Alison Knowles

Clear Skies All Week
February 23—April 3, 2011

The exhibition is comprised of sculptural works made from paper and found materials. These materials represent over forty years of Alison Knowles’ life in New York City. The works evince an extreme interest in paper—made of raw flax, cotton and abaca fibers, the paper becomes a sculptural element to house an assortment of found objects and the base material for wall panels. As Knowles said in her acceptance statement for the College Art Association Lifetime Achievement Award in 2003,

I collect shoe heels ….

I am not hunting usually, just rushing to get somewhere like everybody else, but suddenly,

Unexpectedly, akin to a found item, a found time opens up….

The heel I pick up. …quickly, offhandedly …gets stashed in my pocket.

There is a chemistry peculiar to the mysterious terrain I find myself in at that time….

I love to surf the street….

At home it gets cleaned, studied, it is drawn in silhouette, perhaps screen-printed with the name of an animal….

You know the worn shoe heels cannot be bought. Not for sale anywhere.

Isn’t it special to have recognized the energy expended in a shoe heel.
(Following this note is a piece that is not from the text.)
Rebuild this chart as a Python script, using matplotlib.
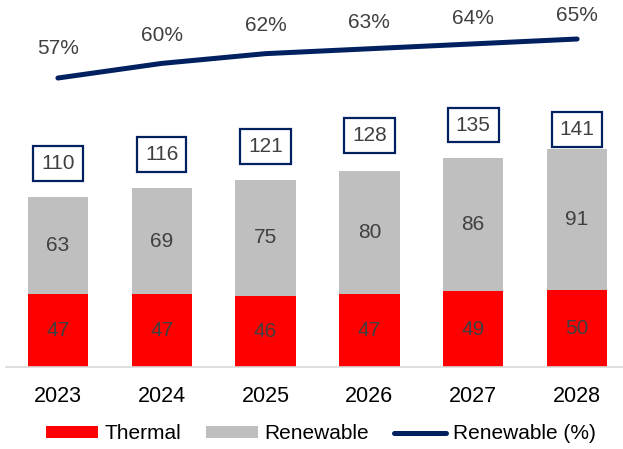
import matplotlib
matplotlib.use("Agg")
import matplotlib.pyplot as plt
import numpy as np

plt.rcParams["font.family"] = ["Liberation Sans", "DejaVu Sans"]

# ── data ──────────────────────────────────────────
years = ["2023", "2024", "2025", "2026", "2027", "2028"]
thermal = [47, 47, 46, 47, 49, 50]
renewable = [63, 69, 75, 80, 86, 91]
totals = [110, 116, 121, 128, 135, 141]
renewable_pct = [57, 60, 62, 63, 64, 65]

# ── colours ───────────────────────────────────────
RED = "#FF0000"
GRAY = "#BFBFBF"
NAVY = "#002060"
LABEL = "#404040"

fig = plt.figure(figsize=(6.23, 4.49), dpi=100)
ax = fig.add_axes([6 / 623, 82 / 449, 623 / 623, 367 / 449])
ax2 = ax.twinx()
ax2.set_position(ax.get_position())

x = np.arange(len(years))
w = 0.58
b1 = ax.bar(x, thermal, width=w, color=RED, label="Thermal", zorder=2)
b2 = ax.bar(x, renewable, width=w, bottom=thermal, color=GRAY, label="Renewable", zorder=2)

ax.set_xlim(-0.5, 5.5)
ax.set_ylim(0, 237.5)

# labels inside segments
for i in range(len(years)):
    ax.text(x[i], thermal[i] / 2, str(thermal[i]), ha="center", va="center",
            fontsize=15, color=LABEL)
    ax.text(x[i], thermal[i] + renewable[i] / 2, str(renewable[i]), ha="center",
            va="center", fontsize=15, color=LABEL)

# boxed totals
box_offsets = [24, 24, 24, 24, 24, 14]
for i, t in enumerate(totals):
    ax.annotate(str(t), (x[i], t), xytext=(0, box_offsets[i]), textcoords="offset points",
                ha="center", va="center", fontsize=15, color=LABEL,
                bbox=dict(boxstyle="square,pad=0.38", fc="white", ec=NAVY, lw=1.6),
                zorder=5)

# renewable share line
ln, = ax2.plot(x, renewable_pct, color=NAVY, lw=3.6, solid_capstyle="round",
               label="Renewable (%)", zorder=4)
ax2.set_ylim(-2.26, 73.0)
pct_offsets = [21, 20, 20, 19, 18.5, 17]
for i, p in enumerate(renewable_pct):
    ax2.annotate(f"{p}%", (x[i], p), xytext=(0, pct_offsets[i]), textcoords="offset points",
                 ha="center", va="center", fontsize=15, color=LABEL)

# axes cosmetics
for a in (ax, ax2):
    for s in a.spines.values():
        s.set_visible(False)
ax.spines["bottom"].set_visible(True)
ax.spines["bottom"].set_color("#D9D9D9")
ax.spines["bottom"].set_linewidth(1.2)
ax.set_yticks([])
ax2.set_yticks([])
ax.set_xticks(x)
ax.set_xticklabels(years, fontsize=15.5, color="black")
ax.tick_params(axis="x", length=0, pad=13.5)

fig.legend(handles=[b1, b2, ln], loc="center", bbox_to_anchor=(0.515, 0.034),
           ncol=3, frameon=False, fontsize=15, handlelength=2.5, handleheight=0.5,
           handletextpad=0.3, columnspacing=1.2, borderpad=0)

fig.savefig("out.png", dpi=100)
Knowles is best known as a founding member of Fluxus and, notably, was the first woman to participate in Fluxus. Knowles studied with Joseph Albers and Richard Lindner and graduated from Pratt University in 1954. Earlier this year, Knowles performed “Identical Lunch” at MoMA, NY. Recent group exhibitions include; Contemporary Art from the Collection, organized by Kathy Halbreich and Christophe Cherix, MoMA, NY, 2011 and The Third Mind: American Artists Contemplate Asia, 1860 –1989, organized by Alexandra Munroe at the Guggenheim Museum, NY, 2009. In 2010 Knowles was a Frieda L. Miller Fellow at the Radcliffe Institute for Advanced Study at Harvard University.